Task details :: Reproduce the listing exactly and skip over any pictures.

BEGIN Material provided

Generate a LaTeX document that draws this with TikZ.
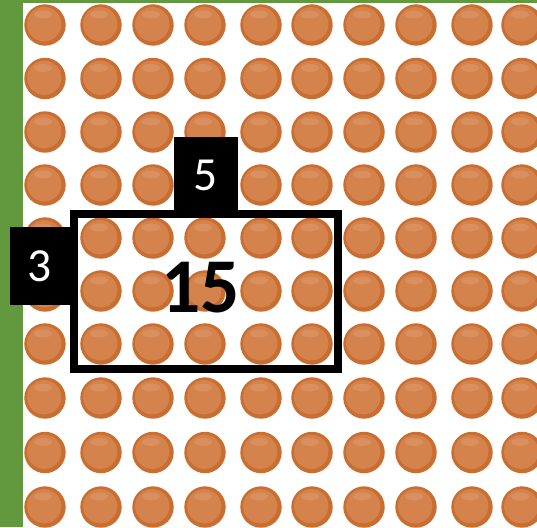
\documentclass[tikz,border=0pt]{standalone}
\usepackage{fontspec}
\setmainfont{Carlito}
\definecolor{grn}{HTML}{62993E}
\definecolor{orRim}{HTML}{C96D30}
\definecolor{orMain}{HTML}{D4834D}
\definecolor{orHi}{HTML}{E4A77E}
\tikzset{
  lblbox/.style={fill=black, text=white, inner sep=0pt,
    font=\fontsize{47.5}{50}\selectfont},
  framebox/.style={draw=black, line width=8pt, inner sep=0pt},
  bignum/.style={font=\fontsize{77.5}{80}\selectfont\bfseries, text=black, inner sep=0pt}
}
\begin{document}
\begin{tikzpicture}[x=1pt,y=-1pt]
\useasboundingbox (0,0) rectangle (537,527);
\fill[white] (0,0) rectangle (537,527);
\fill[grn] (0,0) rectangle (23,527);
\fill[grn] (23,0) rectangle (537,3);
\foreach \x in {45,101,153,205,261,312,364,416,472,522}
 \foreach \y in {25,78.5,132,185,238,291,344,398,452.5,507} {
  \fill[orRim] (\x,\y) circle (20.7pt);
  \fill[orMain] (\x-0.8,\y-0.8) circle (17.2pt);
  \fill[orHi, opacity=0.35] (\x-2,\y-10.5) ellipse (9pt and 4pt);
 }
\node[framebox, minimum width=264pt, minimum height=155pt] (frame) at (206,291.5) {};
\node[lblbox, minimum width=64pt, minimum height=77pt] (lblfive) at (206,175.5) {5};
\node[lblbox, minimum width=60pt, minimum height=78pt] (lblthree) at (40,266) {3};
\node[bignum] (total) at (200.5,287.5) {15};
\end{tikzpicture}
\end{document}
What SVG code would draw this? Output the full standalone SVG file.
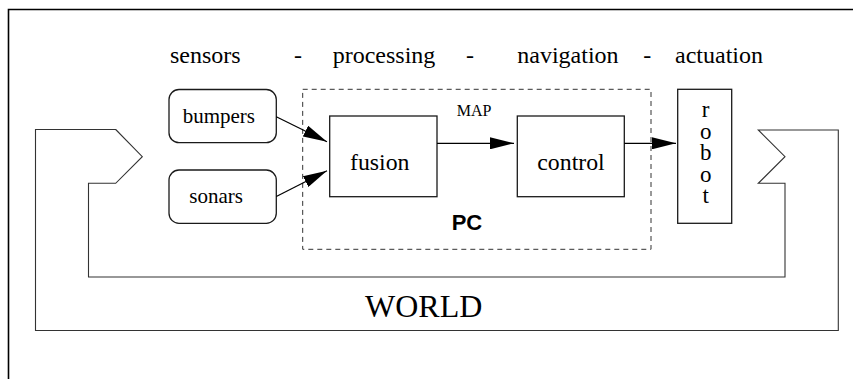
<svg xmlns="http://www.w3.org/2000/svg" width="853" height="379" viewBox="0 0 853 379">
<style>
text{font-family:"Liberation Serif","Times New Roman",serif;fill:#000}
.box{fill:#fff;stroke:#1a1a1a;stroke-width:1.3}
.conn{stroke:#000;stroke-width:1.2;fill:none}
</style>
<defs>
<marker id="ah" markerUnits="userSpaceOnUse" markerWidth="24" markerHeight="12" refX="24" refY="6" orient="auto" viewBox="0 0 24 12">
<path d="M0,0 L24,6 L0,12 z" fill="#000"/>
</marker>
</defs>
<rect width="853" height="379" fill="#fff"/>
<path id="frame" d="M8.5,379 V9.5 H853" fill="none" stroke="#000" stroke-width="1.6"/>
<g id="world">
<path d="M115.7,129.5 L142.3,156.7 L115.7,183.3 H88.5 V277 H785 V183.3 H758.3 L785,156.7 L758.3,130 H838.3 V330.5 H35.5 V129.5 Z" fill="none" stroke="#333" stroke-width="1.1"/>
<text x="365" y="317" font-size="32">WORLD</text>
</g>
<g id="header" font-size="24">
<text x="170" y="63">sensors</text>
<text x="294" y="63">-</text>
<text x="332.7" y="63">processing</text>
<text x="466" y="63">-</text>
<text x="517.3" y="63">navigation</text>
<text x="643.3" y="63">-</text>
<text x="675" y="63">actuation</text>
</g>
<g id="pc">
<rect x="302.7" y="89.3" width="348.3" height="160" fill="none" stroke="#333" stroke-width="1" stroke-dasharray="5,4"/>
<text x="451.7" y="230" style="font-family:'Liberation Sans',Arial,sans-serif;font-weight:bold" font-size="22">PC</text>
</g>
<g id="bumpers">
<rect class="box" x="169" y="89.5" width="107.3" height="53.2" rx="10"/>
<text x="182.7" y="123.3" font-size="21">bumpers</text>
</g>
<g id="sonars">
<rect class="box" x="169" y="170" width="107.3" height="53.3" rx="10"/>
<text x="189.3" y="203.3" font-size="21">sonars</text>
</g>
<g id="fusion">
<rect class="box" x="329.7" y="116" width="107.3" height="80.7"/>
<text x="350" y="170" font-size="23.8">fusion</text>
</g>
<g id="control">
<rect class="box" x="517.3" y="116" width="107" height="80.7"/>
<text x="537.3" y="170" font-size="23.8">control</text>
</g>
<g id="robot">
<rect class="box" x="677.7" y="89.3" width="54" height="134"/>
<text x="705.7" y="151" font-size="23" text-anchor="middle" style="writing-mode:vertical-rl;text-orientation:upright" letter-spacing="-3.5">robot</text>
</g>
<text id="map" x="456.7" y="116" font-size="16">MAP</text>
<g id="connectors">
<line class="conn" x1="276.3" y1="116.7" x2="327" y2="141.7" marker-end="url(#ah)"/>
<line class="conn" x1="276.3" y1="196.5" x2="327" y2="170.7" marker-end="url(#ah)"/>
<line class="conn" x1="437" y1="143.3" x2="514" y2="143.3" marker-end="url(#ah)"/>
<line class="conn" x1="624.3" y1="143.3" x2="676" y2="143.3" marker-end="url(#ah)"/>
</g>
</svg>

END Material provided

Result ::
Generate a LaTeX document that draws this with TikZ.
\documentclass[tikz,border=0pt]{standalone}
\usepackage{fontspec}
\setmainfont{Carlito}
\definecolor{grn}{HTML}{62993E}
\definecolor{orRim}{HTML}{C96D30}
\definecolor{orMain}{HTML}{D4834D}
\definecolor{orHi}{HTML}{E4A77E}
\tikzset{
  lblbox/.style={fill=black, text=white, inner sep=0pt,
    font=\fontsize{47.5}{50}\selectfont},
  framebox/.style={draw=black, line width=8pt, inner sep=0pt},
  bignum/.style={font=\fontsize{77.5}{80}\selectfont\bfseries, text=black, inner sep=0pt}
}
\begin{document}
\begin{tikzpicture}[x=1pt,y=-1pt]
\useasboundingbox (0,0) rectangle (537,527);
\fill[white] (0,0) rectangle (537,527);
\fill[grn] (0,0) rectangle (23,527);
\fill[grn] (23,0) rectangle (537,3);
\foreach \x in {45,101,153,205,261,312,364,416,472,522}
 \foreach \y in {25,78.5,132,185,238,291,344,398,452.5,507} {
  \fill[orRim] (\x,\y) circle (20.7pt);
  \fill[orMain] (\x-0.8,\y-0.8) circle (17.2pt);
  \fill[orHi, opacity=0.35] (\x-2,\y-10.5) ellipse (9pt and 4pt);
 }
\node[framebox, minimum width=264pt, minimum height=155pt] (frame) at (206,291.5) {};
\node[lblbox, minimum width=64pt, minimum height=77pt] (lblfive) at (206,175.5) {5};
\node[lblbox, minimum width=60pt, minimum height=78pt] (lblthree) at (40,266) {3};
\node[bignum] (total) at (200.5,287.5) {15};
\end{tikzpicture}
\end{document}
What SVG code would draw this? Output the full standalone SVG file.
<svg xmlns="http://www.w3.org/2000/svg" width="853" height="379" viewBox="0 0 853 379">
<style>
text{font-family:"Liberation Serif","Times New Roman",serif;fill:#000}
.box{fill:#fff;stroke:#1a1a1a;stroke-width:1.3}
.conn{stroke:#000;stroke-width:1.2;fill:none}
</style>
<defs>
<marker id="ah" markerUnits="userSpaceOnUse" markerWidth="24" markerHeight="12" refX="24" refY="6" orient="auto" viewBox="0 0 24 12">
<path d="M0,0 L24,6 L0,12 z" fill="#000"/>
</marker>
</defs>
<rect width="853" height="379" fill="#fff"/>
<path id="frame" d="M8.5,379 V9.5 H853" fill="none" stroke="#000" stroke-width="1.6"/>
<g id="world">
<path d="M115.7,129.5 L142.3,156.7 L115.7,183.3 H88.5 V277 H785 V183.3 H758.3 L785,156.7 L758.3,130 H838.3 V330.5 H35.5 V129.5 Z" fill="none" stroke="#333" stroke-width="1.1"/>
<text x="365" y="317" font-size="32">WORLD</text>
</g>
<g id="header" font-size="24">
<text x="170" y="63">sensors</text>
<text x="294" y="63">-</text>
<text x="332.7" y="63">processing</text>
<text x="466" y="63">-</text>
<text x="517.3" y="63">navigation</text>
<text x="643.3" y="63">-</text>
<text x="675" y="63">actuation</text>
</g>
<g id="pc">
<rect x="302.7" y="89.3" width="348.3" height="160" fill="none" stroke="#333" stroke-width="1" stroke-dasharray="5,4"/>
<text x="451.7" y="230" style="font-family:'Liberation Sans',Arial,sans-serif;font-weight:bold" font-size="22">PC</text>
</g>
<g id="bumpers">
<rect class="box" x="169" y="89.5" width="107.3" height="53.2" rx="10"/>
<text x="182.7" y="123.3" font-size="21">bumpers</text>
</g>
<g id="sonars">
<rect class="box" x="169" y="170" width="107.3" height="53.3" rx="10"/>
<text x="189.3" y="203.3" font-size="21">sonars</text>
</g>
<g id="fusion">
<rect class="box" x="329.7" y="116" width="107.3" height="80.7"/>
<text x="350" y="170" font-size="23.8">fusion</text>
</g>
<g id="control">
<rect class="box" x="517.3" y="116" width="107" height="80.7"/>
<text x="537.3" y="170" font-size="23.8">control</text>
</g>
<g id="robot">
<rect class="box" x="677.7" y="89.3" width="54" height="134"/>
<text x="705.7" y="151" font-size="23" text-anchor="middle" style="writing-mode:vertical-rl;text-orientation:upright" letter-spacing="-3.5">robot</text>
</g>
<text id="map" x="456.7" y="116" font-size="16">MAP</text>
<g id="connectors">
<line class="conn" x1="276.3" y1="116.7" x2="327" y2="141.7" marker-end="url(#ah)"/>
<line class="conn" x1="276.3" y1="196.5" x2="327" y2="170.7" marker-end="url(#ah)"/>
<line class="conn" x1="437" y1="143.3" x2="514" y2="143.3" marker-end="url(#ah)"/>
<line class="conn" x1="624.3" y1="143.3" x2="676" y2="143.3" marker-end="url(#ah)"/>
</g>
</svg>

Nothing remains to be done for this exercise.